Cet été, vous avez racheté votre concurrent allemand Penta. Il s’agit là de votre première acquisition. Y en aura-t-il d’autres ? 

Nous allons consacrer les prochains mois à digérer cette opération. Nous venons de déjeuner, il convient d’attendre un peu avant de dîner. Mais il pourrait y avoir d’autres rachats quand on sera prêt, quand on aura intégré les 200 personnes de Penta et que nos équipes auront un peu de bande passante. Nous pourrons nous intéresser à des sociétés qui proposent soit un produit similaire au nôtre, comme Penta, soit un produit connexe qui offrirait un service important pour nos clients, comme l’outil de facturation lancé un peu plus tôt. Des partenariats sont également envisageables. Par exemple, nous nous sommes associés à la plateforme de prêts aux PME October afin de proposer en France et en Italie des crédits de 15 000 à 30 000 euros sur 24 mois. Il s’agit d’un très bon partenariat mais qui pose des conditions strictes et ne répond pas à tous les besoins de nos clients, par exemple des besoins en financement plus ou moins importants. Nous pourrions étoffer ces offres.

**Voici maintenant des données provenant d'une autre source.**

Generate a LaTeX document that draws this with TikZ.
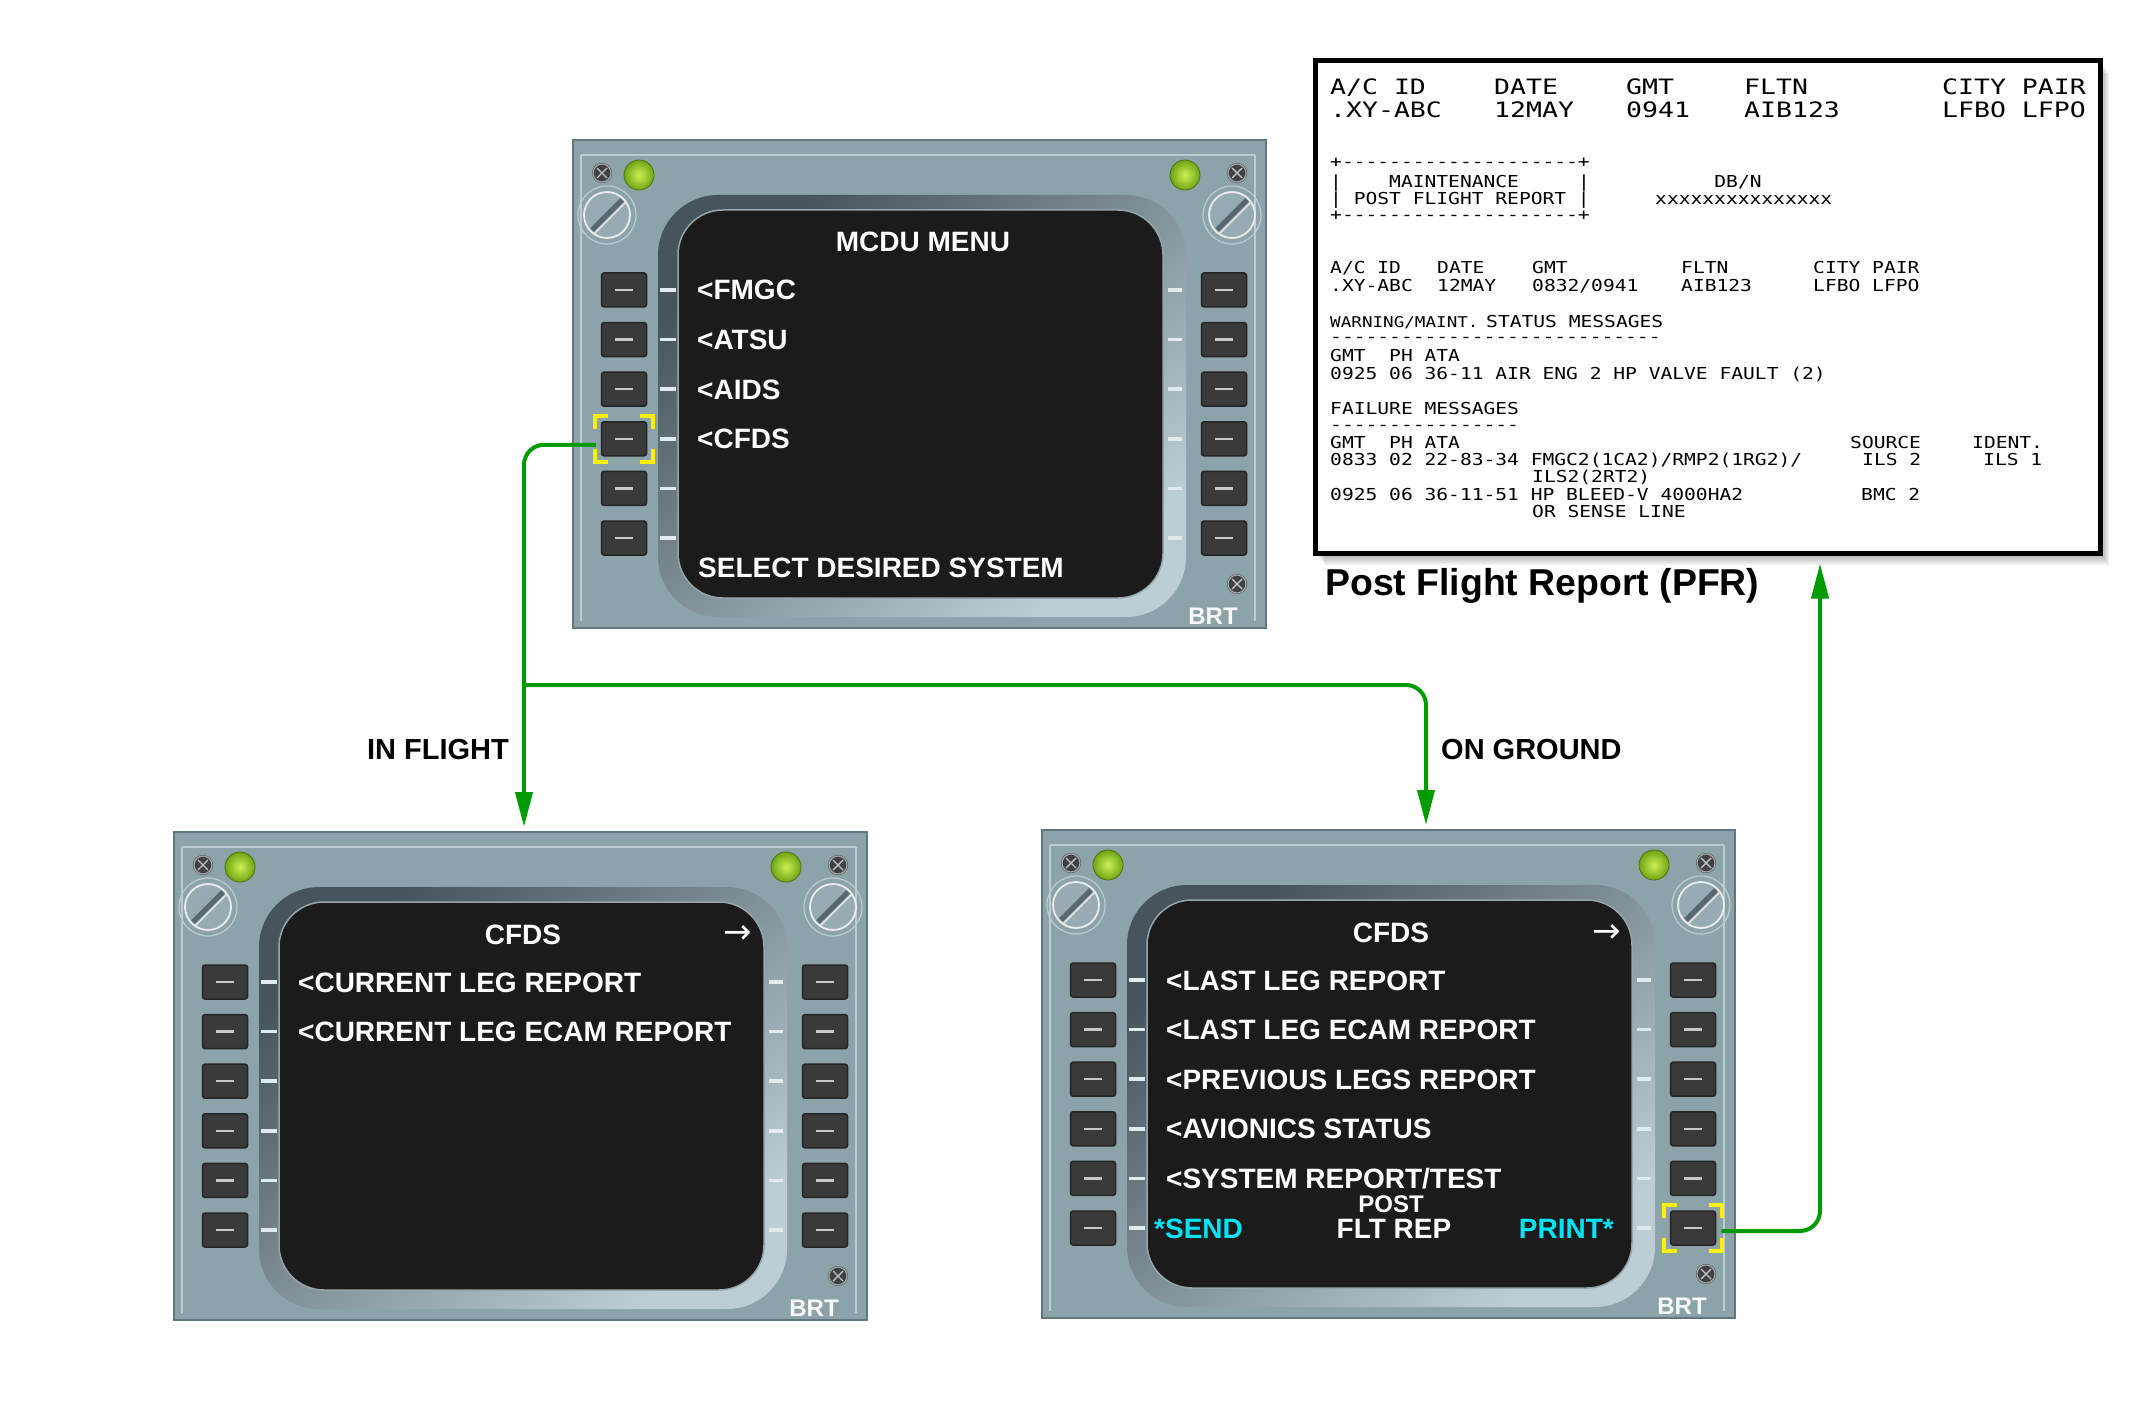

Le gouvernement souhaite pousser les introductions en Bourse des tech. Êtes-vous tenté par une IPO ? 

Il ne faut jamais dire jamais mais ce n’est pas du tout notre priorité pour les prochaines années ! Nous avons des objectifs ambitieux annoncés pour 2025, par exemple d’atteindre le seuil de 1 million de clients TPE-PME à travers l’Europe. Mais ce qui est le plus important pour nous aujourd’hui, c’est de nous concentrer sur l’année prochaine.